The comment period on the planned new tranche of U.S. duties — which covers 3,805 product categories — is much shorter than in previous rounds and could potentially leave Trump in a position to trigger those tariffs by the time he meets Xi.
Trump said later Monday he was optimistic about resolving the dispute. Speaking at a White House dinner, Trump noted that Treasury Secretary Steven Mnuchin, who was attending the event, returned from trade talks in China two weeks ago.
“He just got back from China. We’ll let you know in about three or four weeks whether of not it was successful. … But I have a feeling it’s going to be very successful,” Trump said.
U.S. farmers are among those most hurt by the trade war, with soybean sales to China plummeting and U.S. soybean futures hitting their lowest level in a decade. Trump said on Monday his administration was planning to provide about $15 billion to help farmers whose products might be targeted.

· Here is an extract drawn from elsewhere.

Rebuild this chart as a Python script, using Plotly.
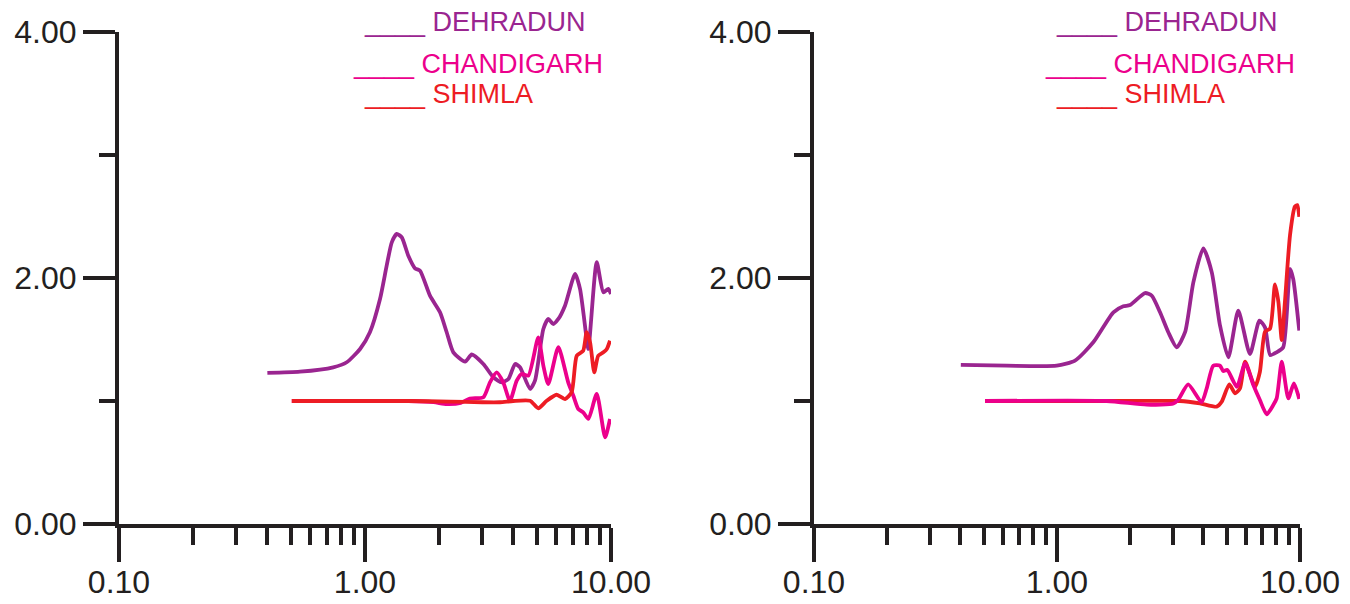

Farmers, who are a core political constituency for Trump’s Republicans heading into the 2020 presidential and congressional elections, are growing increasingly frustrated with the protracted trade talks and the failure to reach an agreement.
“What that means for soybean growers is that we’re losing,” Davie Stephens, president of the American Soybean Association, said in a statement.
China said on Monday it planned to set import tariffs ranging from 5 percent to 25 percent on 5,140 U.S. products on a $60 billion target list. It said the tariffs would take effect on June 1.
“China’s adjustment on additional tariffs is a response to U.S. unilateralism and protectionism,” its Finance Ministry said. “China hopes the U.S. will get back to the right track of bilateral trade and economic consultations and meet with China halfway.”
In the middle of the negotiations last week, Trump hiked tariffs on $200 billion of Chinese goods to 25 percent from 10 percent. The move affected 5,700 categories of Chinese products, including internet modems and routers.
Sources have said talks stalled after China tried to delete commitments from a draft agreement that its laws would be changed to enact new policies on issues from intellectual property protection to forced technology transfers.
Beijing said on Monday it would never surrender to external pressure. Its state media kept up a steady drum beat of strongly worded commentary, reiterating that the door to talks was always open but vowing that China would defend its national interests and dignity.
State television said in a commentary the effect of the U.S. tariffs on the Chinese economy was “totally controllable.”
Trump has said he is in no rush to finalize a deal with China. He again defended the move to hike U.S. tariffs and said there was no reason why American consumers would pay the costs.
Economists and industry consultants, however, maintain that it is U.S. businesses that will pay the costs and likely pass them on to consumers.
U.S. tariffs last year triggered retaliation by China, which imposed 25 percent levies on $50 billion worth of U.S. products including soybeans, beef and pork and lower tariffs on a list of $60 billion in goods.
Goldman Sachs economists said in a research note new evidence showed the costs of Washington’s tariffs on China last year had fallen entirely on U.S. businesses and households, with no clear reduction in prices charged by Chinese exporters.
They said the effects of the tariffs had spilled over noticeably to the prices charged by U.S. producers competing with goods affected by the levies.